The 9S08 (68HCS08 or S08 for short) is a 8-bit microcontroller (µC) family originally from Motorola, now produced by Freescale Semiconductor, descended from the Motorola 6800 microprocessor. It is a CISC microcontroller. The 9S08 devices are more powerful and usually less expensive than the aging 68HC05 microcontrollers, and are found in almost any type of embedded systems. The larger members, which include an MMU, offer up to 128KB of paged flash, and 8KB of RAM. The paging scheme used allows for a theoretical maximum of 4MB of flash.

MMU equipped variants offer two extra CPU instructions, CALL and RTC, which are used instead of JSR and RTS respectively when dealing with subroutines placed in paged memory, allowing direct page-to-page subroutine calls. In a single atomic operation, CALL saves and RTC restores not only the PC but also one extra address byte, the PPAGE (program page) byte. Because of this extra byte, and to also keep the stack balanced, a subroutine ending with RTC must always be called with CALL, even if it resides in the same memory page.

Internally, the 9S08 instruction set is upward compatible with the 6805, with the addition of stack indexed addressing modes. (Instructions using the SP register have opcodes prefixed with the byte 0x9E).

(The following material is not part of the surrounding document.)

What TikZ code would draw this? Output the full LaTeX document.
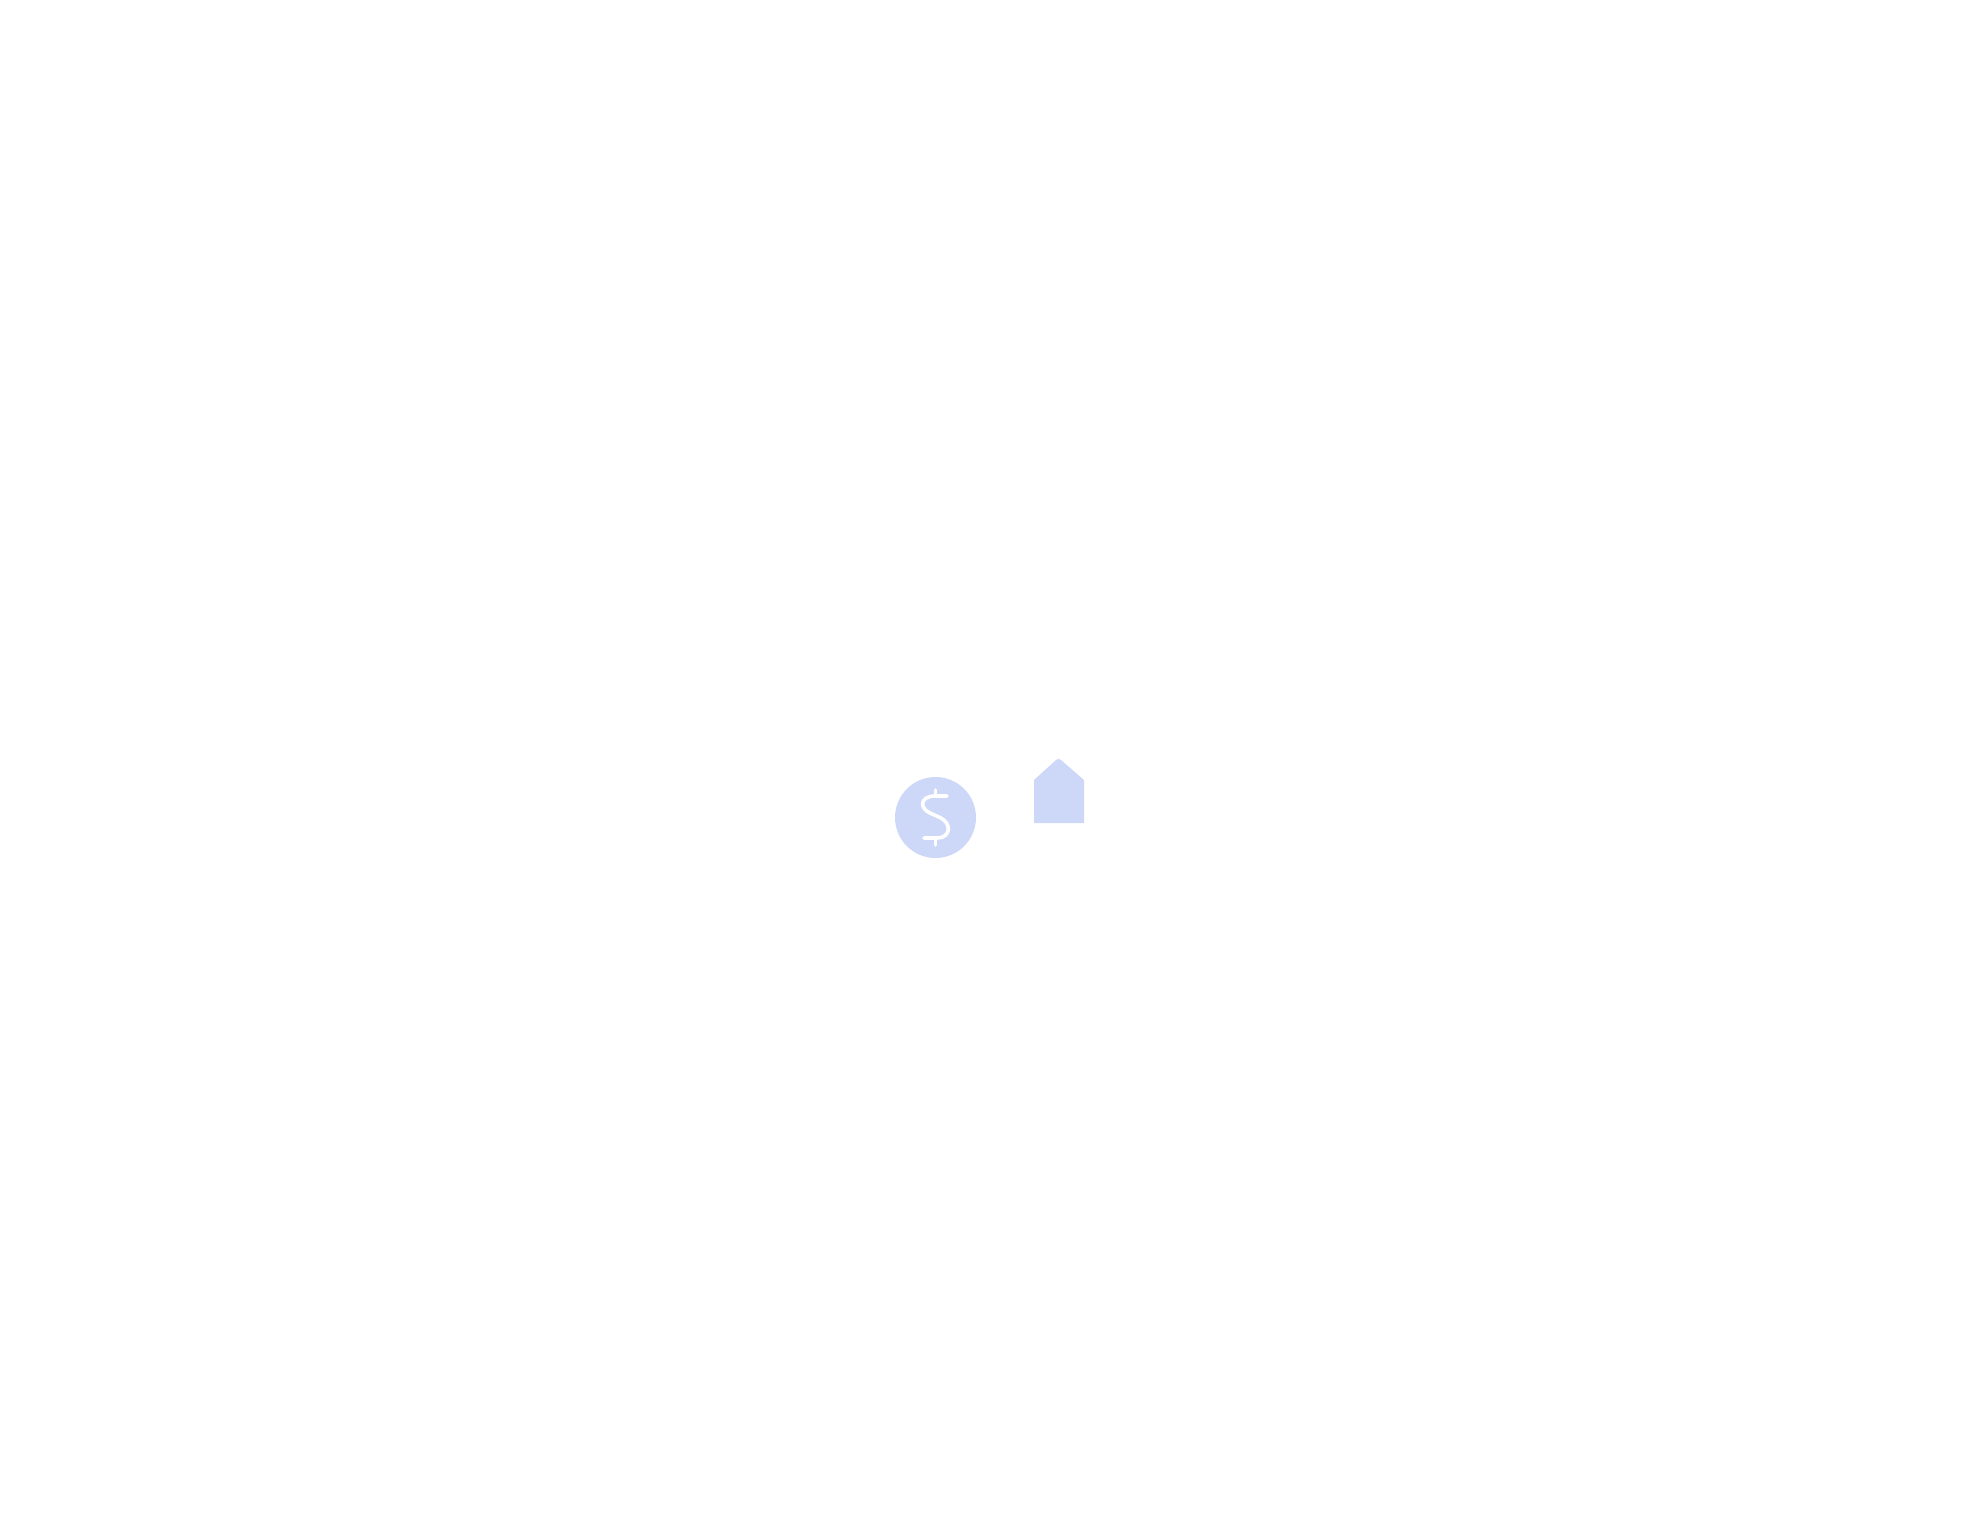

It has a single eight-bit accumulator, A, one eight-bit index register, X, or one sixteen-bit index registers, HX (formed from the combination of H and X registers), a condition code register, a 16-bit stack pointer, and a program counter. For compatibility with the 6805 which does not have an H register, the most significant byte of the HX register, H, is cleared during reset, and H is the only register not stacked automatically when entering any ISR (Interrupt Service Routine). Some instructions treat the H and X registers as a combined 16-bit HX register. Unlike the 6805, the stack can be placed anywhere in memory using appropriate instructions.